======== DATASET EXCERPT ========

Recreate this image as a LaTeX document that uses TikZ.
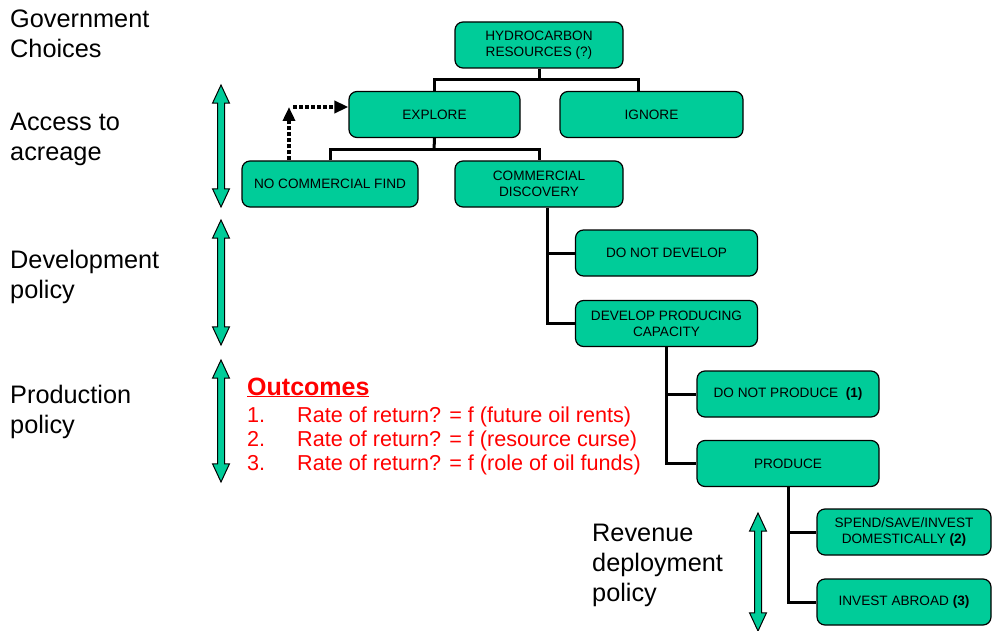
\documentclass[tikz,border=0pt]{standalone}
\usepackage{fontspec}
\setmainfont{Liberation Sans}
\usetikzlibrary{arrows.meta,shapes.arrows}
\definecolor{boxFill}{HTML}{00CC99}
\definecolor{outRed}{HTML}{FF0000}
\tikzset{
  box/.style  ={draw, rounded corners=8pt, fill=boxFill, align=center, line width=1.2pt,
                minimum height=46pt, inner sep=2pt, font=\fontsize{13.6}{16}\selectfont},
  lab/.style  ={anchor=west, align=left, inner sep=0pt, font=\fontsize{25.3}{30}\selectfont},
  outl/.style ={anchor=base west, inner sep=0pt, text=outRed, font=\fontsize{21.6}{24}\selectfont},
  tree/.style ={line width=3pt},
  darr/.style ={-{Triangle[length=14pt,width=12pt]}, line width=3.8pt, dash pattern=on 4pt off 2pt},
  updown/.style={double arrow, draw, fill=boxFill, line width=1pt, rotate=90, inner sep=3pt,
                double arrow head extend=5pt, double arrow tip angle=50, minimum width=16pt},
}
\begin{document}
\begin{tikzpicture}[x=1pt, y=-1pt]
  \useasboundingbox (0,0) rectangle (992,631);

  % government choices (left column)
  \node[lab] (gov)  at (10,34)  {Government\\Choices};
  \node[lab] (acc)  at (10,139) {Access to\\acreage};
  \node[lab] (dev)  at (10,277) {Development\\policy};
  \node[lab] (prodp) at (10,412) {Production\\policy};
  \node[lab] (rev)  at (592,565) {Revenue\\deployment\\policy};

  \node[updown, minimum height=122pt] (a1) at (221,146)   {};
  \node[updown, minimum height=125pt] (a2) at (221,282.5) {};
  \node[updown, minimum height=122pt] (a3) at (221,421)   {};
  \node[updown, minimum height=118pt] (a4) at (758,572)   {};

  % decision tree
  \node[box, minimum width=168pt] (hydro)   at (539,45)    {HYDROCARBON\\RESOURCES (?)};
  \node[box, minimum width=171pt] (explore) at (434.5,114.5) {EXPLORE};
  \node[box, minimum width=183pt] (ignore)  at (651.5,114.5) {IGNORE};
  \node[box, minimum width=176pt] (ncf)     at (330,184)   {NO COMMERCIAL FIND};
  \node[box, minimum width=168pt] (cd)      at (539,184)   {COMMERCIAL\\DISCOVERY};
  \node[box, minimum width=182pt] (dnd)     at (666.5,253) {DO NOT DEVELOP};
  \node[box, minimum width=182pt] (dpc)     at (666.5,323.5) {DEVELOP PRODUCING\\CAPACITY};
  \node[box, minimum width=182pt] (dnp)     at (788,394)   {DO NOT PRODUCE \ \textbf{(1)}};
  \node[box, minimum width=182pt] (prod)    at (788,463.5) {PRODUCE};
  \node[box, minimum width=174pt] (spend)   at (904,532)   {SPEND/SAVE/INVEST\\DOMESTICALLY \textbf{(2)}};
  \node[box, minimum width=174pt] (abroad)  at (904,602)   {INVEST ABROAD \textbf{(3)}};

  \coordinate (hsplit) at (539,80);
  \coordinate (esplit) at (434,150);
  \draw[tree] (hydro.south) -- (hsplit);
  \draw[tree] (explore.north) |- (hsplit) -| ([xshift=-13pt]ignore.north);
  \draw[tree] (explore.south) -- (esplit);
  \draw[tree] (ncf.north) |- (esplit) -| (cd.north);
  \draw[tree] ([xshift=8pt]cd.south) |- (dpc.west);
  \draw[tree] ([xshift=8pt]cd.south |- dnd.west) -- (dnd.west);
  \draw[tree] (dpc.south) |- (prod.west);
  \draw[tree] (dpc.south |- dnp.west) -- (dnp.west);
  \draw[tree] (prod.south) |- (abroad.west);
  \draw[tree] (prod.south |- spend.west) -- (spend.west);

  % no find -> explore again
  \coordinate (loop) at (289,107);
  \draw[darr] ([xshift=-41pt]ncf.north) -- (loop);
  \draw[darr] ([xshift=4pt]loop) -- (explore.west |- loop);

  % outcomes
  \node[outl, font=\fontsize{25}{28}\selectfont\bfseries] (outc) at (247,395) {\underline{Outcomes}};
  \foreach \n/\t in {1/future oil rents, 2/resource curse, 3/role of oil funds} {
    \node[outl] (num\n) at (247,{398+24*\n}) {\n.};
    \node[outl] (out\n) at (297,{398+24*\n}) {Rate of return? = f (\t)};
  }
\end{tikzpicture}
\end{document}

========

(SHORT EXERCISE)
All of the material above is to be copied exactly, except for its images.

(RESULT FOR THIS EXERCISE)
Recreate this image as a LaTeX document that uses TikZ.
\documentclass[tikz,border=0pt]{standalone}
\usepackage{fontspec}
\setmainfont{Liberation Sans}
\usetikzlibrary{arrows.meta,shapes.arrows}
\definecolor{boxFill}{HTML}{00CC99}
\definecolor{outRed}{HTML}{FF0000}
\tikzset{
  box/.style  ={draw, rounded corners=8pt, fill=boxFill, align=center, line width=1.2pt,
                minimum height=46pt, inner sep=2pt, font=\fontsize{13.6}{16}\selectfont},
  lab/.style  ={anchor=west, align=left, inner sep=0pt, font=\fontsize{25.3}{30}\selectfont},
  outl/.style ={anchor=base west, inner sep=0pt, text=outRed, font=\fontsize{21.6}{24}\selectfont},
  tree/.style ={line width=3pt},
  darr/.style ={-{Triangle[length=14pt,width=12pt]}, line width=3.8pt, dash pattern=on 4pt off 2pt},
  updown/.style={double arrow, draw, fill=boxFill, line width=1pt, rotate=90, inner sep=3pt,
                double arrow head extend=5pt, double arrow tip angle=50, minimum width=16pt},
}
\begin{document}
\begin{tikzpicture}[x=1pt, y=-1pt]
  \useasboundingbox (0,0) rectangle (992,631);

  % government choices (left column)
  \node[lab] (gov)  at (10,34)  {Government\\Choices};
  \node[lab] (acc)  at (10,139) {Access to\\acreage};
  \node[lab] (dev)  at (10,277) {Development\\policy};
  \node[lab] (prodp) at (10,412) {Production\\policy};
  \node[lab] (rev)  at (592,565) {Revenue\\deployment\\policy};

  \node[updown, minimum height=122pt] (a1) at (221,146)   {};
  \node[updown, minimum height=125pt] (a2) at (221,282.5) {};
  \node[updown, minimum height=122pt] (a3) at (221,421)   {};
  \node[updown, minimum height=118pt] (a4) at (758,572)   {};

  % decision tree
  \node[box, minimum width=168pt] (hydro)   at (539,45)    {HYDROCARBON\\RESOURCES (?)};
  \node[box, minimum width=171pt] (explore) at (434.5,114.5) {EXPLORE};
  \node[box, minimum width=183pt] (ignore)  at (651.5,114.5) {IGNORE};
  \node[box, minimum width=176pt] (ncf)     at (330,184)   {NO COMMERCIAL FIND};
  \node[box, minimum width=168pt] (cd)      at (539,184)   {COMMERCIAL\\DISCOVERY};
  \node[box, minimum width=182pt] (dnd)     at (666.5,253) {DO NOT DEVELOP};
  \node[box, minimum width=182pt] (dpc)     at (666.5,323.5) {DEVELOP PRODUCING\\CAPACITY};
  \node[box, minimum width=182pt] (dnp)     at (788,394)   {DO NOT PRODUCE \ \textbf{(1)}};
  \node[box, minimum width=182pt] (prod)    at (788,463.5) {PRODUCE};
  \node[box, minimum width=174pt] (spend)   at (904,532)   {SPEND/SAVE/INVEST\\DOMESTICALLY \textbf{(2)}};
  \node[box, minimum width=174pt] (abroad)  at (904,602)   {INVEST ABROAD \textbf{(3)}};

  \coordinate (hsplit) at (539,80);
  \coordinate (esplit) at (434,150);
  \draw[tree] (hydro.south) -- (hsplit);
  \draw[tree] (explore.north) |- (hsplit) -| ([xshift=-13pt]ignore.north);
  \draw[tree] (explore.south) -- (esplit);
  \draw[tree] (ncf.north) |- (esplit) -| (cd.north);
  \draw[tree] ([xshift=8pt]cd.south) |- (dpc.west);
  \draw[tree] ([xshift=8pt]cd.south |- dnd.west) -- (dnd.west);
  \draw[tree] (dpc.south) |- (prod.west);
  \draw[tree] (dpc.south |- dnp.west) -- (dnp.west);
  \draw[tree] (prod.south) |- (abroad.west);
  \draw[tree] (prod.south |- spend.west) -- (spend.west);

  % no find -> explore again
  \coordinate (loop) at (289,107);
  \draw[darr] ([xshift=-41pt]ncf.north) -- (loop);
  \draw[darr] ([xshift=4pt]loop) -- (explore.west |- loop);

  % outcomes
  \node[outl, font=\fontsize{25}{28}\selectfont\bfseries] (outc) at (247,395) {\underline{Outcomes}};
  \foreach \n/\t in {1/future oil rents, 2/resource curse, 3/role of oil funds} {
    \node[outl] (num\n) at (247,{398+24*\n}) {\n.};
    \node[outl] (out\n) at (297,{398+24*\n}) {Rate of return? = f (\t)};
  }
\end{tikzpicture}
\end{document}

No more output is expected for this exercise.